We have established a company, the Asian Television Network, to produce and operate in this field. The name expresses a vision that still remains in the future: we seek to build a Canada-wide service. At this time, however, only Toronto has multicultural commercial television. In the rest of the country, such programming appears on cable television. We do try to collaborate as much as possible. We have a small show on British Columbia TV, produced there but partly prepared in Toronto. We experimented with the development of a relationship with Cathay International Television, also in British Columbia, but this did not work out, although we did learn a lot from the Chinese activities there. They have twelve thousand subscribers and therefore, a very substantial income. We watched also the birth and growth of Tele-Latino across Canada, as well as China-Vision. There is an extraordinary amount of activity going on in this field. We have collaborated with other multicultural media across Canada-newspapers and radio as well as television, in a variety of ways. We are doing some cable TV shows on local stations and exchange programs with larger centres. In addition, we are participating in the Vista Television network with the result that our programs now have a national audience and market. We have provided technical assistance to a range of communities, not only South Asian, in the production of religious programs for Vista. We use our own studio as well as our remote crews who go out to film events for future broadcasts.

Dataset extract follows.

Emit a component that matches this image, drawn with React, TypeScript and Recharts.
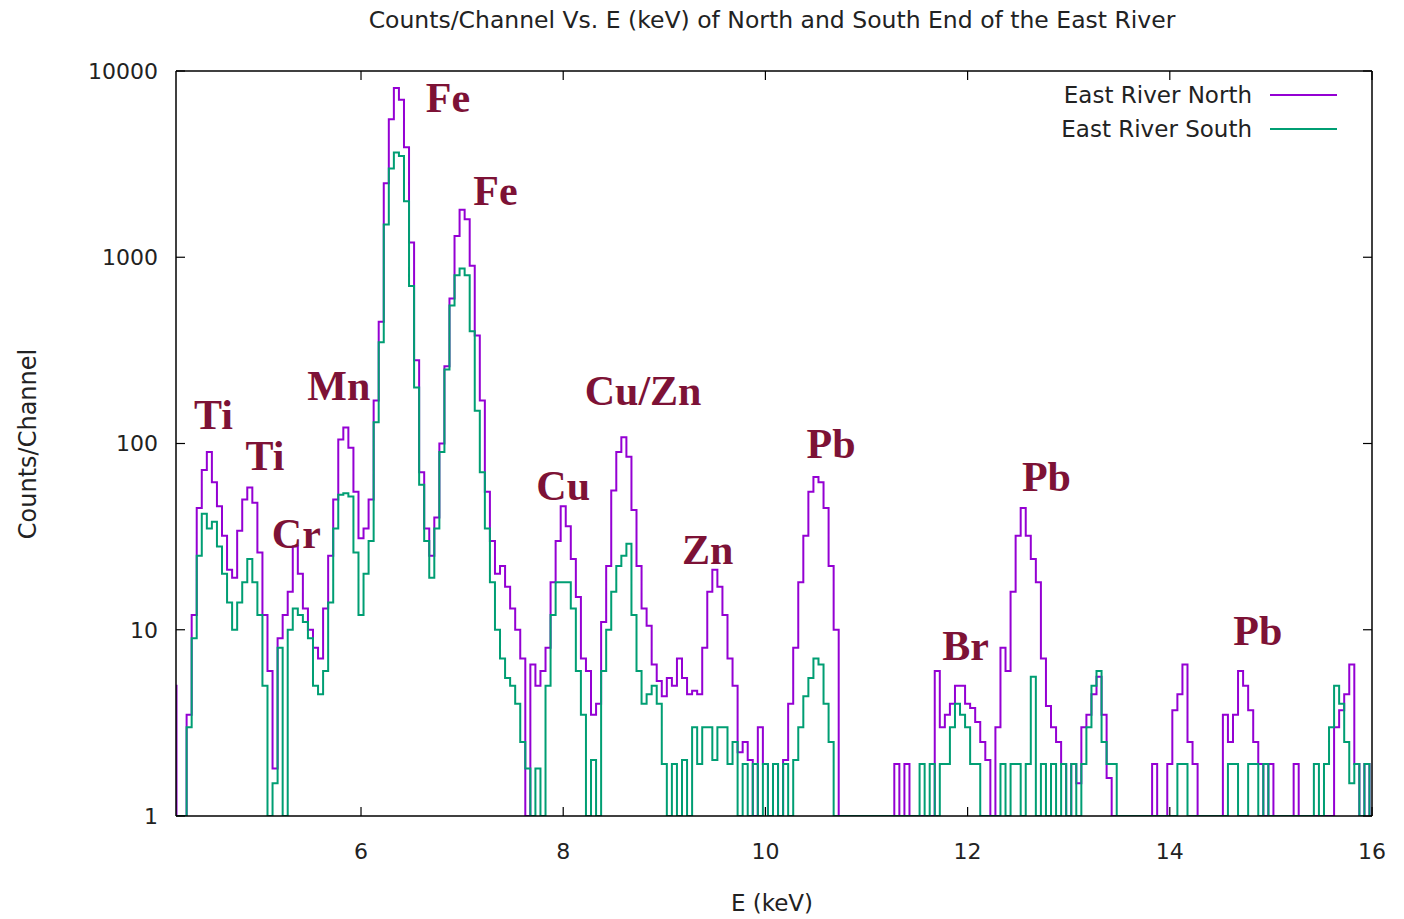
import React from 'react';
import { LineChart, Line, XAxis, YAxis, ReferenceDot } from 'recharts';

// first channel energy and channel width (keV)
const E_START = 4.15;
const E_STEP = 0.05;

// counts/channel, 20 channels (1 keV) per row
const NORTH_COUNTS = [
  5, 1, 1, 3.5, 12, 45, 72, 90, 62, 46, 32, 21, 19, 34, 50, 58, 48, 26, 12, 6,
  1.8, 9, 12, 16, 28, 20, 13, 10, 8, 7, 13, 25, 50, 105, 122, 95, 55, 31, 35, 50,
  170, 450, 2500, 5500, 8100, 7000, 3900, 1200, 280, 70, 35, 25, 40, 100, 260, 600, 1300, 1800, 1600, 900,
  380, 170, 55, 30, 20, 22, 17, 13, 10, 7, 1, 6.5, 5, 6, 8, 18, 30, 46, 36, 24,
  15, 7, 6, 3.5, 4, 11, 22, 56, 90, 108, 85, 44, 22, 13, 10.5, 6.5, 5.3, 4.4, 5.5, 5,
  7, 5.5, 4.5, 4.7, 4.5, 8, 16, 21, 17, 12, 7, 5, 2.2, 2.5, 2, 1, 3, 1.9, 1, 1.9,
  1, 2, 4, 8, 18, 32, 55, 66, 62, 45, 22, 10, 1, 1, 1, 1, 1, 1, 1, 1,
  1, 1, 1, 1.9, 1, 1.9, 1, 1, 1, 1, 1, 6, 3, 3.5, 4, 5, 5, 4, 3.8, 3.2,
  2.5, 2, 1, 3, 8, 6, 16, 32, 45, 32, 24, 18, 7, 3.9, 3, 2.5, 1.9, 1, 1.9, 1.5,
  3, 3.5, 4.5, 5.6, 3.5, 1.6, 1, 1, 1, 1, 1, 1, 1, 1, 1.9, 1, 1, 1.9, 3.7, 4.5,
  6.5, 2.5, 1.9, 1, 1, 1, 1, 1, 3.5, 2.5, 3.5, 6, 5, 3.7, 2.5, 1.9, 1, 1.9, 1, 1,
  1, 1, 1.9, 1, 1, 1, 1, 1, 1, 1, 3, 3.7, 4.5, 6.5, 1.9, 1, 1.9, 1,
];

const SOUTH_COUNTS = [
  1, 1, 1, 3, 9, 25, 42, 35, 38, 28, 20, 14, 10, 14, 18, 24, 18, 12, 5, 1,
  1.5, 8, 1, 10, 13, 12, 11, 9, 5, 4.5, 6, 14, 35, 53, 54, 52, 26, 12, 20, 30,
  130, 350, 1500, 3000, 3650, 3500, 2000, 700, 200, 60, 30, 19, 35, 90, 250, 550, 800, 870, 800, 400,
  150, 70, 35, 18, 10, 7, 5.5, 5, 4, 2.5, 1.8, 1, 1.8, 1, 5, 12, 18, 18, 18, 13,
  6, 3.5, 1, 2, 1, 6, 10, 16, 22, 25, 29, 12, 6, 4, 4.5, 5, 4, 1.9, 1, 1.9,
  1, 2, 1, 3, 1.9, 3, 3, 2, 3, 3, 1.9, 2.5, 1, 1.9, 1, 1.9, 1, 1.9, 1, 1.9,
  1, 1.9, 1, 2, 3, 4.4, 5.5, 7, 6.5, 4, 2.5, 1, 1, 1, 1, 1, 1, 1, 1, 1,
  1, 1, 1, 1, 1, 1, 1, 1, 1.9, 1, 1.9, 1, 1.9, 1.9, 3, 4, 3.5, 3, 1.9, 1.9,
  1, 1, 1, 1, 1.9, 1, 1.9, 1.9, 1, 1.9, 5.6, 1, 1.9, 1, 1.9, 1, 1.9, 1, 1.9, 1,
  1.9, 3, 5, 6, 2.5, 1.9, 1.9, 1, 1, 1, 1, 1, 1, 1, 1, 1, 1, 1, 1, 1.9,
  1.9, 1, 1, 1, 1, 1, 1, 1, 1, 1.9, 1.9, 1, 1, 1.9, 1.9, 1, 1.9, 1, 1, 1,
  1, 1, 1, 1, 1, 1, 1.9, 1, 1.9, 3, 5, 4, 2.5, 1.5, 1.9, 1, 1.9, 1,
];

const X_TICKS = [6, 8, 10, 12, 14, 16];
const Y_TICKS = [1, 10, 100, 1000, 10000];

// element annotations: name, energy and count level of the label centre
const PEAK_NAMES = ['Ti', 'Ti', 'Cr', 'Mn', 'Fe', 'Fe', 'Cu', 'Cu/Zn', 'Zn', 'Pb', 'Br', 'Pb', 'Pb'];
const PEAK_LABEL_E = [4.54, 5.05, 5.36, 5.78, 6.86, 7.33, 8.0, 8.79, 9.43, 10.65, 11.98, 12.78, 14.87];
const PEAK_LABEL_COUNTS = [144, 87, 33, 206, 7250, 2300, 60, 194, 27, 100, 8.3, 67, 10];

const SERIES = [
  { key: 'north', name: 'East River North', color: '#9400D3' },
  { key: 'south', name: 'East River South', color: '#009E73' },
];

const W = 1390;
const H = 908;
const TEXT = '#222';
const SANS = '"DejaVu Sans", Verdana, sans-serif';
const LABEL_RED = '#7d1236';

const data = NORTH_COUNTS.map((n, i) => ({
  e: Number((E_START + i * E_STEP).toFixed(2)),
  north: n,
  south: SOUTH_COUNTS[i],
}));

function BottomTick({ x, y, payload }: any) {
  return (
    <g>
      <line x1={x} y1={y} x2={x} y2={y - 9} stroke="#000" strokeWidth={1.2} />
      <text x={x} y={y + 43} textAnchor="middle" fill={TEXT} fontSize={22} fontFamily={SANS}>
        {payload.value}
      </text>
    </g>
  );
}

function TopTick({ x, y }: any) {
  return <line x1={x} y1={y} x2={x} y2={y + 9} stroke="#000" strokeWidth={1.2} />;
}

function LeftTick({ x, y, payload }: any) {
  return (
    <g>
      <line x1={x} y1={y} x2={x + 9} y2={y} stroke="#000" strokeWidth={1.2} />
      <text x={x - 18} y={y} dy="0.36em" textAnchor="end" fill={TEXT} fontSize={22} fontFamily={SANS}>
        {payload.value}
      </text>
    </g>
  );
}

function RightTick({ x, y }: any) {
  return <line x1={x} y1={y} x2={x - 9} y2={y} stroke="#000" strokeWidth={1.2} />;
}

export default function App() {
  return (
    <div style={{ position: 'relative', width: W, height: H, fontFamily: SANS, color: TEXT }}>
      <div
        style={{
          position: 'absolute',
          left: 764,
          top: 0,
          transform: 'translateX(-50%)',
          whiteSpace: 'nowrap',
          fontSize: 23.5,
          lineHeight: '24px',
        }}
      >
        Counts/Channel Vs. E (keV) of North and South End of the East River
      </div>

      <LineChart width={W} height={H} data={data} margin={{ top: 62, right: 25, bottom: 0, left: 88 }}>
        <XAxis
          xAxisId="bottom"
          dataKey="e"
          type="number"
          domain={[4.17, 16]}
          allowDataOverflow
          ticks={X_TICKS}
          interval={0}
          height={100}
          tickSize={0}
          tickMargin={0}
          tickLine={false}
          tick={<BottomTick />}
          axisLine={{ stroke: '#000', strokeWidth: 1.5 }}
        />
        <XAxis
          xAxisId="top"
          orientation="top"
          dataKey="e"
          type="number"
          domain={[4.17, 16]}
          allowDataOverflow
          ticks={X_TICKS}
          interval={0}
          height={1}
          tickSize={0}
          tickMargin={0}
          tickLine={false}
          tick={<TopTick />}
          axisLine={{ stroke: '#000', strokeWidth: 1.5 }}
        />
        <YAxis
          yAxisId="left"
          scale="log"
          type="number"
          domain={[1, 10000]}
          allowDataOverflow
          ticks={Y_TICKS}
          interval={0}
          width={80}
          tickSize={0}
          tickMargin={0}
          tickLine={false}
          tick={<LeftTick />}
          axisLine={{ stroke: '#000', strokeWidth: 1.5 }}
        />
        <YAxis
          yAxisId="right"
          orientation="right"
          scale="log"
          type="number"
          domain={[1, 10000]}
          allowDataOverflow
          ticks={Y_TICKS}
          interval={0}
          width={1}
          tickSize={0}
          tickMargin={0}
          tickLine={false}
          tick={<RightTick />}
          axisLine={{ stroke: '#000', strokeWidth: 1.5 }}
        />
        {SERIES.map((s) => (
          <Line
            key={s.key}
            xAxisId="bottom"
            yAxisId="left"
            dataKey={s.key}
            name={s.name}
            type="step"
            stroke={s.color}
            strokeWidth={2}
            dot={false}
            activeDot={false}
            isAnimationActive={false}
          />
        ))}
        {PEAK_NAMES.map((name, i) => (
          <ReferenceDot
            key={`${name}-${i}`}
            xAxisId="bottom"
            yAxisId="left"
            x={PEAK_LABEL_E[i]}
            y={PEAK_LABEL_COUNTS[i]}
            r={0}
            fill="none"
            stroke="none"
            label={{
              value: name,
              position: 'center',
              fill: LABEL_RED,
              fontSize: 42,
              fontWeight: 'bold',
              fontFamily: '"Liberation Serif", "Times New Roman", serif',
            }}
          />
        ))}
      </LineChart>

      <div style={{ position: 'absolute', left: 1000, top: 70, width: 329 }}>
        {SERIES.map((s) => (
          <div
            key={s.key}
            style={{ display: 'flex', justifyContent: 'flex-end', alignItems: 'center', height: 34, fontSize: 23 }}
          >
            <span style={{ whiteSpace: 'nowrap' }}>{s.name}</span>
            <span style={{ display: 'inline-block', width: 67, marginLeft: 18, borderTop: `2px solid ${s.color}` }} />
          </div>
        ))}
      </div>

      <div
        style={{
          position: 'absolute',
          left: 20,
          top: 436,
          transform: 'translate(-50%, -50%) rotate(-90deg)',
          whiteSpace: 'nowrap',
          fontSize: 24,
        }}
      >
        Counts/Channel
      </div>

      <div
        style={{
          position: 'absolute',
          left: 764,
          top: 882,
          transform: 'translateX(-50%)',
          whiteSpace: 'nowrap',
          fontSize: 23,
          lineHeight: '26px',
        }}
      >
        E (keV)
      </div>
    </div>
  );
}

In 1977 we joined with others to get a licence from the CTRC for the establishment of Channel 47 because we could not obtain adequate studio time for our own productions. Our success brought us a fine Toronto broadcast facility, but because it has had to serve twenty-four international communities, the problem of shortage of studio time re-emerged very quickly. To provide some additional space for Asian programming, I established a small studio on John Street in Thornhill. It was just a simple two-camera shoot facility, however, and we quickly outgrew it. There was, in addition, the problem of establishing a high-quality standard. Much of the ethnic programming was technically weak, having been produced with home video equipment. My dream was to establish a large studio with state-of-the-art technology that would compete in quality, if not quantity, with the product of the mainstream industry. And with Jaya, my wife and my partner, the dream has come true. She has shared in the personal financial sacrifices required to make this investment. She has been willing to risk a secure life in order to respond to this challenge. And she has been primarily responsible for the quality and sensitivity of all our productions. While I am the part of the team more often seen on camera; she is behind me and the whole operation, ensuring good technical and production standards.

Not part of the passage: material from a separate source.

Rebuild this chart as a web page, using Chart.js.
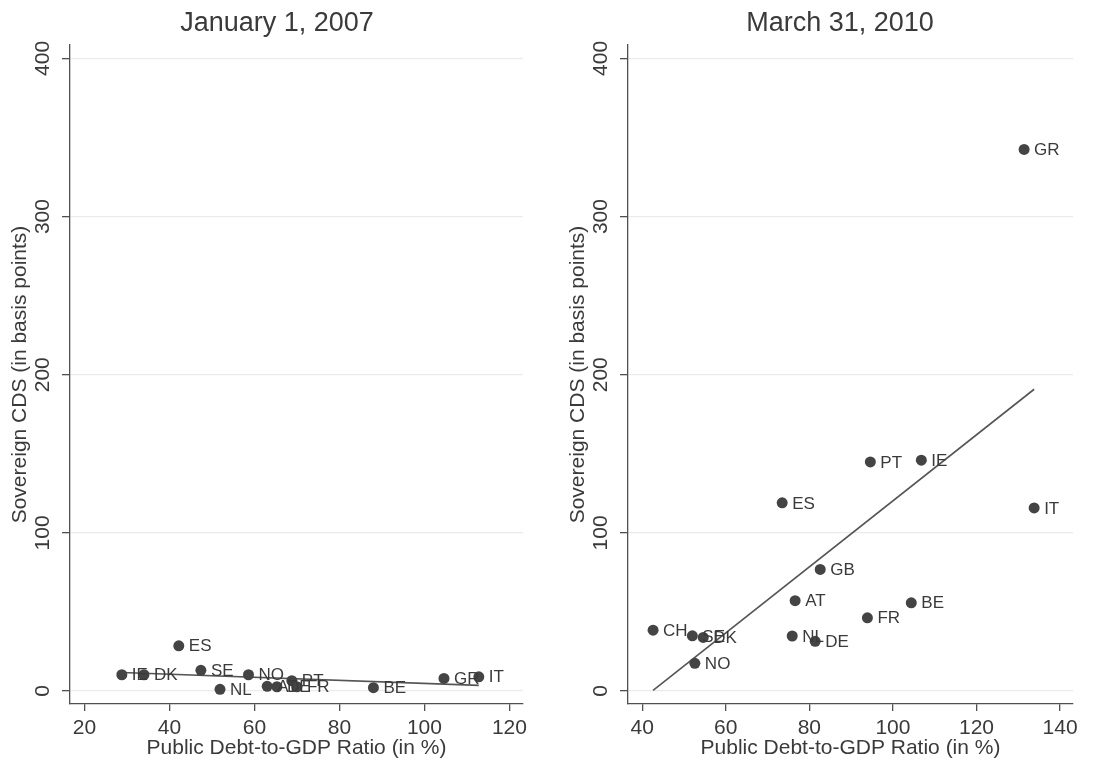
<!DOCTYPE html>
<html>
<head>
<meta charset="utf-8">
<script src="https://cdn.jsdelivr.net/npm/chart.js@4.4.1/dist/chart.umd.min.js"></script>
<style>
  html, body { margin: 0; padding: 0; background: #fff; overflow: hidden; }
  #wrap { position: relative; width: 1094px; height: 765px; }
  canvas { position: absolute; top: 0; }
  #leftChart { left: 0; }
  #rightChart { left: 558px; }
</style>
</head>
<body>
<div id="wrap">
  <canvas id="leftChart" width="547" height="765"></canvas>
  <canvas id="rightChart" width="536" height="765"></canvas>
</div>
<script>
// January 1, 2007
const countries2007 = ['IE', 'DK', 'ES', 'SE', 'NO', 'NL', 'AT', 'DE', 'PT', 'FR', 'BE', 'GR', 'IT'];
const debt2007 = [28.8, 34.0, 42.2, 47.4, 58.6, 51.9, 63.0, 65.3, 68.8, 70.0, 88.0, 104.6, 112.8];
const cds2007 = [10.3, 10.3, 28.6, 13.1, 10.3, 1.1, 3.0, 2.7, 6.5, 2.7, 2.1, 8.0, 9.0];

// March 31, 2010
const countries2010 = ['GR', 'IE', 'PT', 'ES', 'IT', 'GB', 'AT', 'BE', 'FR', 'CH', 'SE', 'DK', 'NL', 'DE', 'NO'];
const debt2010 = [131.4, 106.8, 94.6, 73.5, 133.8, 82.6, 76.6, 104.4, 93.9, 42.6, 52.0, 54.6, 75.9, 81.4, 52.6];
const cds2010 = [342.5, 146.0, 144.9, 119.0, 115.8, 76.9, 57.1, 55.8, 46.3, 38.5, 34.9, 33.9, 34.8, 31.4, 17.5];

const xTicksLeft = [20, 40, 60, 80, 100, 120];
const xTicksRight = [40, 60, 80, 100, 120, 140];
const yTicks = [0, 100, 200, 300, 400];

const TEXT = '#3a3a3a';
const AXIS = '#505050';
const GRID = '#ebebeb';
const DOT = '#444444';

Chart.defaults.font.family = '"Liberation Sans", Arial, sans-serif';
Chart.defaults.color = TEXT;

// least squares fit, drawn between the smallest and largest x
function fitLine(xs, ys) {
    const n = xs.length;
    const mx = xs.reduce((a, b) => a + b, 0) / n;
    const my = ys.reduce((a, b) => a + b, 0) / n;
    let sxy = 0, sxx = 0;
    for (let i = 0; i < n; i++) {
        sxy += (xs[i] - mx) * (ys[i] - my);
        sxx += (xs[i] - mx) * (xs[i] - mx);
    }
    const b = sxy / sxx;
    const a = my - b * mx;
    const lo = Math.min(...xs), hi = Math.max(...xs);
    return [{ x: lo, y: a + b * lo }, { x: hi, y: a + b * hi }];
}

const panelTitle = {
    id: 'panelTitle',
    afterDraw(chart, args, opts) {
        const ctx = chart.ctx;
        ctx.save();
        ctx.font = '27px "Liberation Sans", Arial, sans-serif';
        ctx.fillStyle = TEXT;
        ctx.textAlign = 'center';
        ctx.textBaseline = 'middle';
        ctx.fillText(opts.text, opts.x, opts.y);
        ctx.restore();
    }
};

const pointLabels = {
    id: 'pointLabels',
    afterDatasetsDraw(chart, args, opts) {
        const meta = chart.getDatasetMeta(0);
        const ctx = chart.ctx;
        ctx.save();
        ctx.font = '17px "Liberation Sans", Arial, sans-serif';
        ctx.fillStyle = TEXT;
        ctx.textAlign = 'left';
        ctx.textBaseline = 'middle';
        meta.data.forEach((pt, i) => {
            ctx.fillText(opts.labels[i], pt.x + 10, pt.y + 1);
        });
        ctx.restore();
    }
};

function makePanel(canvasId, cfg) {
    const points = cfg.xs.map((x, i) => ({ x: x, y: cfg.ys[i] }));
    return new Chart(document.getElementById(canvasId), {
        type: 'scatter',
        data: {
            datasets: [
                {
                    data: points,
                    backgroundColor: DOT,
                    borderWidth: 0,
                    pointRadius: 5.5,
                    pointHoverRadius: 5.5
                },
                {
                    type: 'line',
                    data: fitLine(cfg.xs, cfg.ys),
                    borderColor: '#555555',
                    borderWidth: 1.6,
                    pointRadius: 0,
                    fill: false
                }
            ]
        },
        options: {
            responsive: false,
            animation: false,
            layout: { padding: { top: 45, right: cfg.padRight, bottom: 0, left: 0 } },
            plugins: {
                legend: { display: false },
                tooltip: { enabled: false },
                panelTitle: { text: cfg.title, x: cfg.titleX, y: 24 },
                pointLabels: { labels: cfg.labels }
            },
            scales: {
                x: {
                    type: 'linear',
                    min: cfg.xMin,
                    max: cfg.xMax,
                    afterBuildTicks: s => { s.ticks = cfg.xTicks.map(v => ({ value: v })); },
                    afterFit: s => { s.height = 61; },
                    grid: { drawOnChartArea: false, tickLength: 7, tickColor: AXIS, lineWidth: 1.3 },
                    border: { color: AXIS, width: 1.3 },
                    ticks: { font: { size: 21 }, color: TEXT, padding: 5, maxRotation: 0, autoSkip: false },
                    title: {
                        display: true,
                        text: 'Public Debt-to-GDP Ratio (in %)',
                        font: { size: 21 },
                        color: TEXT,
                        padding: { top: 0, bottom: 4 }
                    }
                },
                y: {
                    type: 'linear',
                    min: -8.2,
                    max: 408.5,
                    afterBuildTicks: s => { s.ticks = yTicks.map(v => ({ value: v })); },
                    afterFit: s => { s.width = 70; },
                    grid: { color: GRID, lineWidth: 1.3, tickColor: AXIS, tickLength: 8 },
                    border: { color: AXIS, width: 1.3 },
                    ticks: {
                        font: { size: 21 },
                        color: TEXT,
                        minRotation: 90,
                        maxRotation: 90,
                        crossAlign: 'center',
                        padding: 1,
                        autoSkip: false
                    },
                    title: {
                        display: true,
                        text: 'Sovereign CDS (in basis points)',
                        font: { size: 21 },
                        color: TEXT,
                        padding: { top: 8, bottom: 0 }
                    }
                }
            }
        },
        plugins: [panelTitle, pointLabels]
    });
}

makePanel('leftChart', {
    xs: debt2007, ys: cds2007, labels: countries2007,
    xMin: 16.6, xMax: 123.2, xTicks: xTicksLeft,
    title: 'January 1, 2007', titleX: 277, padRight: 24
});

makePanel('rightChart', {
    xs: debt2010, ys: cds2010, labels: countries2010,
    xMin: 36.6, xMax: 143.1, xTicks: xTicksRight,
    title: 'March 31, 2010', titleX: 282, padRight: 21
});
</script>
</body>
</html>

In 1990 Jaya and I opened our new studios in Newmarket. We are still relatively small, but there is production space to meet current needs and room to grow. We have, as well, installed the latest technology. We can produce an excellent product, and this has attracted the respect of colleagues in the large networks. Our two main programs, "Asian Horizons" and "Sounds of the East" have approximately 1.2 million viewers. We believe in multiculturalism and have surely benefited from the generosity of spirit that has informed this policy. In the long term, however, multiculturalism must grow into a new and broad-based Canadian culture. We seek to play a role in achieving this goal by producing South Asian programs for mainstream television, by making multicultural programs part of the ordinary activity of the entertainment and information industry. In doing so, we intend to compete with CBC and CTV for attention and audiences. It is just a question of time.


Shan Chandrasekar is the President of the Asian Television Network.